§ Exercise goal
Each line from the top of the listing through the one holding "(0,0) rectangle (838,487);" should be restated word for word, with nothing added and no pictures.

%%

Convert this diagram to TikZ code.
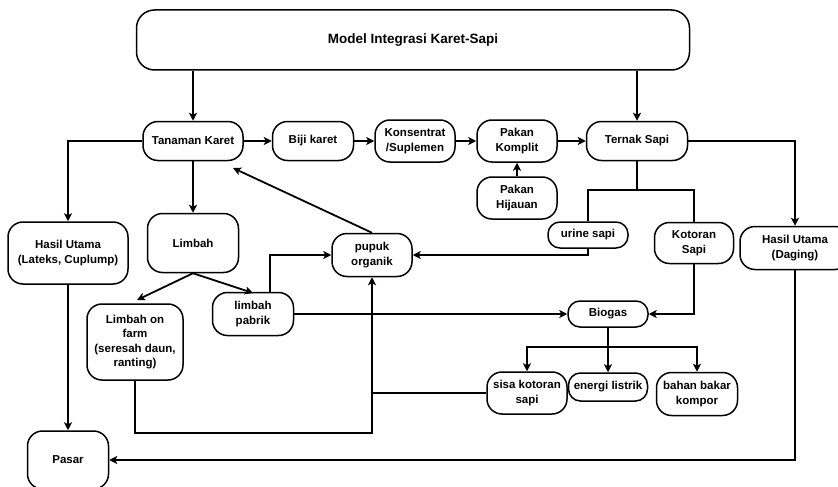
\documentclass[tikz,border=0pt]{standalone}
\usepackage{fontspec}
\setmainfont{Liberation Sans}
\usetikzlibrary{arrows.meta}
\begin{document}
\begin{tikzpicture}[x=1pt,y=-1pt,
  box/.style={draw, line width=1.5pt, rounded corners=15pt, align=center, inner sep=0pt,
    font=\fontsize{11.5}{14.5}\selectfont\bfseries},
  smallbox/.style={box, rounded corners=12pt},
  ln/.style={line width=1.8pt},
  arr/.style={ln, -{Stealth[length=8pt,width=8pt,inset=2pt]}}]
\useasboundingbox (0,0) rectangle (838,487);

% nodes
\node[box, rounded corners=18pt, minimum width=553pt, minimum height=60pt,
  font=\fontsize{13.5}{16}\selectfont\bfseries] (top) at (413,40) {Model Integrasi Karet-Sapi};
\node[box, minimum width=100pt, minimum height=39pt] (tk) at (193,141) {Tanaman Karet};
\node[box, minimum width=81pt, minimum height=39pt] (biji) at (313,141) {Biji karet};
\node[box, minimum width=80pt, minimum height=42pt] (kons) at (415,141) {Konsentrat\\/Suplemen};
\node[box, minimum width=80pt, minimum height=42pt] (pk) at (517,141) {Pakan\\Komplit};
\node[box, minimum width=80pt, minimum height=42pt] (ph) at (517,198) {Pakan\\Hijauan};
\node[box, minimum width=101pt, minimum height=39pt] (ts) at (637,141) {Ternak Sapi};
\node[box, minimum width=110pt, minimum height=43pt] (hud) at (795,248) {Hasil Utama\\(Daging)};
\node[smallbox, minimum width=80pt, minimum height=26pt] (urine) at (588,235) {urine sapi};
\node[box, minimum width=79pt, minimum height=41pt] (kot) at (694,243) {Kotoran\\Sapi};
\node[box, minimum width=80pt, minimum height=43pt] (pupuk) at (372,255) {pupuk\\organik};
\node[box, minimum width=120pt, minimum height=62pt] (hul) at (68,253) {Hasil Utama\\(Lateks, Cuplump)};
\node[box, minimum width=91pt, minimum height=59pt] (limbah) at (193,243) {Limbah};
\node[box, minimum width=96pt, minimum height=76pt] (lof) at (135,342) {Limbah on\\farm\\(seresah daun,\\ranting)};
\node[box, minimum width=81pt, minimum height=43pt] (lp) at (253,314) {limbah\\pabrik};
\node[smallbox, minimum width=80pt, minimum height=26pt] (bio) at (608,314) {Biogas};
\node[box, minimum width=80pt, minimum height=42pt] (sisa) at (527,393) {sisa kotoran\\sapi};
\node[smallbox, minimum width=79pt, minimum height=28pt] (energi) at (608,387) {energi listrik};
\node[box, minimum width=81pt, minimum height=43pt] (bahan) at (697,394) {bahan bakar\\kompor};
\node[box, minimum width=81pt, minimum height=58pt] (pasar) at (68,460) {Pasar};

% helper coordinates
\coordinate (tkin) at (233,168);
\coordinate (split) at (637,190);
\coordinate (bbar) at (608,347);
\coordinate (loop) at (372,433);
\coordinate (lof2) at (137,300);
\coordinate (lp2) at (253,293);

% connectors
\draw[arr] (top.south -| tk) -- (tk.north);
\draw[arr] (top.south -| ts) -- (ts.north);
\draw[arr] (tk) -- (biji);
\draw[arr] (biji) -- (kons);
\draw[arr] (kons) -- (pk);
\draw[arr] (pk) -- (ts);
\draw[arr] (ph) -- (pk);
\draw[arr] (tk.west) -| (hul.north);
\draw[arr] (tk) -- (limbah);
\draw[arr] (limbah.south) -- (lof2);
\draw[arr] (limbah.south) -- (lp2);
\draw[arr] ([xshift=17pt]lp.north) |- (pupuk.west);
\draw[arr] (pupuk.north) -- (tkin);
\draw[arr] (ts.east) -| (hud.north);
\draw[ln] (ts.south) -- (split);
\draw[ln] (urine.north) |- (split) -| (kot.north);
\draw[arr] (urine.south) |- (pupuk.east);
\draw[arr] (lp.east) -- (bio.west);
\draw[arr] (kot.south) |- (bio.east);
\draw[arr] (bio) -- (energi);
\draw[arr] (bbar) -| (sisa.north);
\draw[arr] (bbar) -| (bahan.north);
\draw[ln] (sisa.west) -- (sisa.west -| loop);
\draw[arr] (lof.south) |- (loop) -- (pupuk.south);
\draw[arr] (hul) -- (pasar);
\draw[arr] (hud.south) |- (pasar.east);
\end{tikzpicture}
\end{document}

%%

§ Answer for the task
Convert this diagram to TikZ code.
\documentclass[tikz,border=0pt]{standalone}
\usepackage{fontspec}
\setmainfont{Liberation Sans}
\usetikzlibrary{arrows.meta}
\begin{document}
\begin{tikzpicture}[x=1pt,y=-1pt,
  box/.style={draw, line width=1.5pt, rounded corners=15pt, align=center, inner sep=0pt,
    font=\fontsize{11.5}{14.5}\selectfont\bfseries},
  smallbox/.style={box, rounded corners=12pt},
  ln/.style={line width=1.8pt},
  arr/.style={ln, -{Stealth[length=8pt,width=8pt,inset=2pt]}}]
\useasboundingbox (0,0) rectangle (838,487);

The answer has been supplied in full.